Each graduation day, Sonya Hopkins feels a sense of accomplishment with each student-athlete who walks across the stage. Butler University’s Associate Athletic Director of Academics knows how challenging it can be to balance training with coursework, so every successful year keeps her coming back for more.

“It’s the fuel to my fire,” she says.

Hopkins has been providing academic support to Butler student-athletes since 2006. She was a team of one for most of those 16 years, but the program has recently grown to include three other advisors. In addition to facilitating peer tutoring, study tables, and development programs, most of their time is spent working one-on-one with athletes.

“We refer to it as academic coaching,” she says. “We talk about managing their time across all the different things they need to do throughout their days—from training, to travel, to classes. We focus on helping them plan out their weeks and making sure each student is progressing toward their degree.”

Butler’s more than 500 student-athletes demonstrate the academic excellence that is common across the University. Athletics teams earn an average combined GPA of 3.4, and several teams have received BIG EAST awards for having the highest collective GPAs in their conferences. The NCAA also recognizes Bulldogs by awarding Public Recognition Awards to multiple teams each year, honoring programs that rank in the top 10 percent of their sports for academic achievement. Butler’s women’s golf and women’s tennis teams have earned the award every year since the program began.

“What we like to pride ourselves on is exactly what Butler has built its foundation on,” Hopkins says. “When our students get here, we walk with them, talk with them, and work with them until they leave. Our goal is that if they come here, we watch them leave with a degree in their hands.”

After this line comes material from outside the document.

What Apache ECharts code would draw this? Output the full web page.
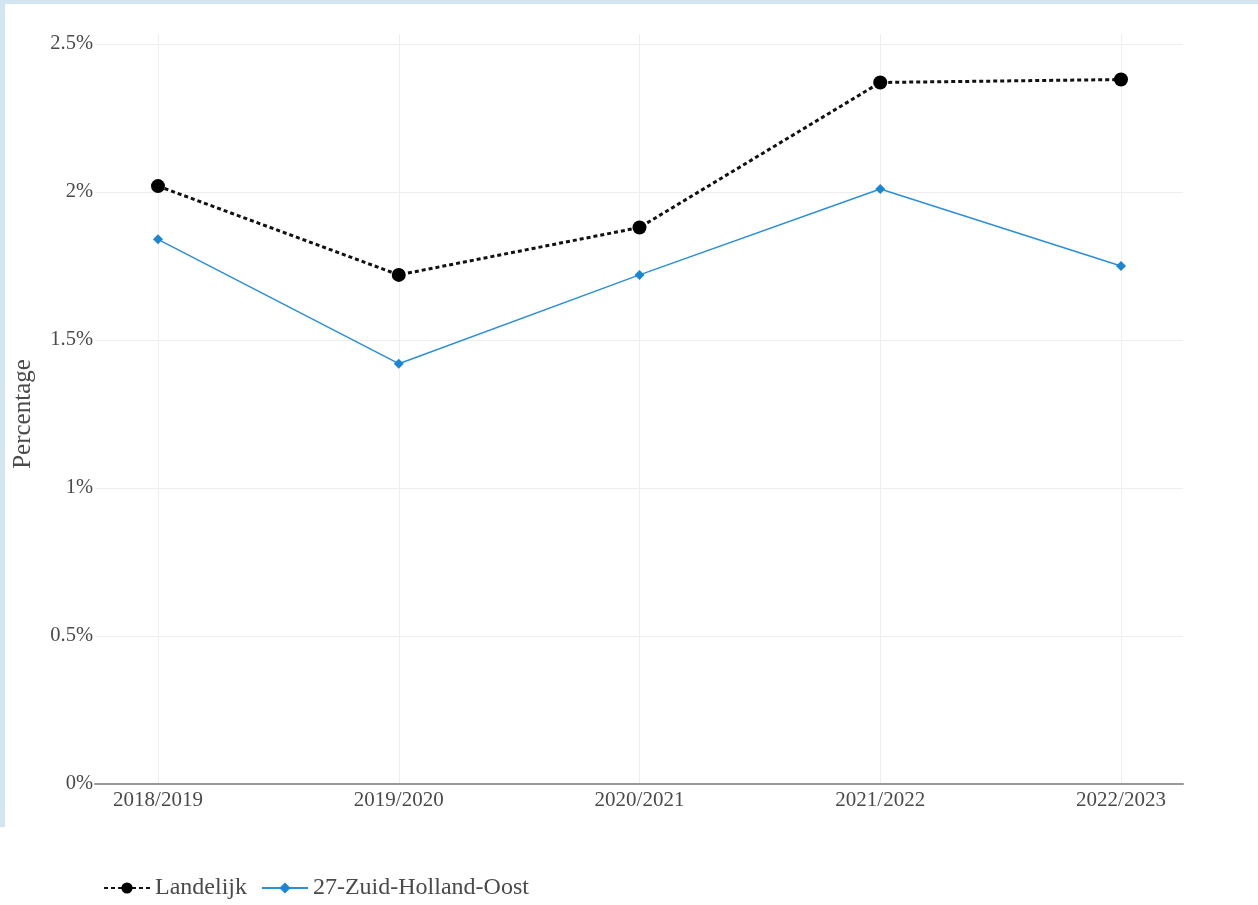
<!DOCTYPE html>
<html>
<head>
<meta charset="utf-8">
<script src="https://cdn.jsdelivr.net/npm/echarts@6/dist/echarts.min.js"></script>
<style>
  html, body { margin: 0; padding: 0; background: #fff; }
  .frame-top { position: absolute; left: 0; top: 0; width: 1258px; height: 4px; background: #d4e5f2; }
  .frame-left { position: absolute; left: 0; top: 0; width: 5px; height: 827px; background: #d4e5f2; }
  #chart { position: absolute; left: 0; top: 0; width: 1258px; height: 905px; }
</style>
</head>
<body>
<div class="frame-top"></div>
<div class="frame-left"></div>
<div id="chart"></div>
<script>
// schooljaren
const categories = ['2018/2019', '2019/2020', '2020/2021', '2021/2022', '2022/2023'];
// percentages
const landelijk = [2.02, 1.72, 1.88, 2.37, 2.38];
const zuidHollandOost = [1.84, 1.42, 1.72, 2.01, 1.75];
const yTicks = [0, 0.5, 1, 1.5, 2, 2.5];

const font = '"Liberation Serif", "DejaVu Serif", serif';
const textColor = '#4a4a4a';

const chart = echarts.init(document.getElementById('chart'));
chart.setOption({
  animation: false,
  backgroundColor: 'transparent',
  textStyle: { fontFamily: font },
  legend: {
    left: 98,
    top: 871,
    itemGap: 14,
    itemWidth: 46,
    itemHeight: 14,
    textStyle: { fontFamily: font, fontSize: 24, color: textColor },
    data: ['Landelijk', '27-Zuid-Holland-Oost']
  },
  grid: [
    // data grid (category positions)
    { left: 158, right: 137, top: 34, bottom: 121 },
    // outer grid: axis line + horizontal gridlines
    { left: 95, right: 75, top: 44, bottom: 121 }
  ],
  xAxis: [{
    type: 'category',
    gridIndex: 0,
    data: categories,
    boundaryGap: false,
    axisLine: { show: false },
    axisTick: { show: false },
    axisLabel: { fontFamily: font, fontSize: 21, color: textColor, margin: 6 },
    splitLine: { show: true, lineStyle: { color: '#eeeeee', width: 1 } }
  }, {
    type: 'value',
    gridIndex: 1,
    min: 0,
    max: 1,
    axisLine: { show: true, lineStyle: { color: '#999999', width: 2 } },
    axisTick: { show: false },
    axisLabel: { show: false },
    splitLine: { show: false }
  }],
  yAxis: [{
    type: 'value',
    gridIndex: 0,
    min: 0,
    max: 2.5 * 750 / 740,
    show: false
  }, {
    type: 'value',
    gridIndex: 1,
    min: 0,
    max: 2.5,
    interval: 0.5,
    name: 'Percentage',
    nameLocation: 'middle',
    nameGap: 59,
    nameTextStyle: { fontFamily: font, fontSize: 25, color: textColor },
    axisLine: { show: false },
    axisTick: { show: false },
    axisLabel: {
      fontFamily: font, fontSize: 20.5, color: textColor, margin: 2,
      formatter: v => yTicks.includes(v) ? v + '%' : ''
    },
    splitLine: { show: true, lineStyle: { color: '#eeeeee', width: 1 } }
  }],
  series: [{
    name: 'Landelijk',
    type: 'line',
    xAxisIndex: 0,
    yAxisIndex: 0,
    data: landelijk,
    symbol: 'circle',
    symbolSize: 14,
    itemStyle: { color: '#000000' },
    lineStyle: { color: '#111111', width: 3, type: [4, 3] },
    z: 3
  }, {
    name: '27-Zuid-Holland-Oost',
    type: 'line',
    xAxisIndex: 0,
    yAxisIndex: 0,
    data: zuidHollandOost,
    symbol: 'diamond',
    symbolSize: 10,
    itemStyle: { color: '#1a86d4' },
    lineStyle: { color: '#2b8fd8', width: 1.5 },
    z: 2
  }]
});
</script>
</body>
</html>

Hopkins finds that academic support services can be especially beneficial for first-generation students who may not have other role models to help them navigate college. She says the most challenging part about participating in athletics is balancing demands, so she mentors students about how they can isolate enough time to write papers, study for exams, or meet with groups in addition to competing in their sport.

“Being a student-athlete is a grind,” says Hopkins, who coached collegiate volleyball for more than 20 years prior to her role at Butler. “But we make sure they know they are supported and that they take advantage of that whenever they need it.”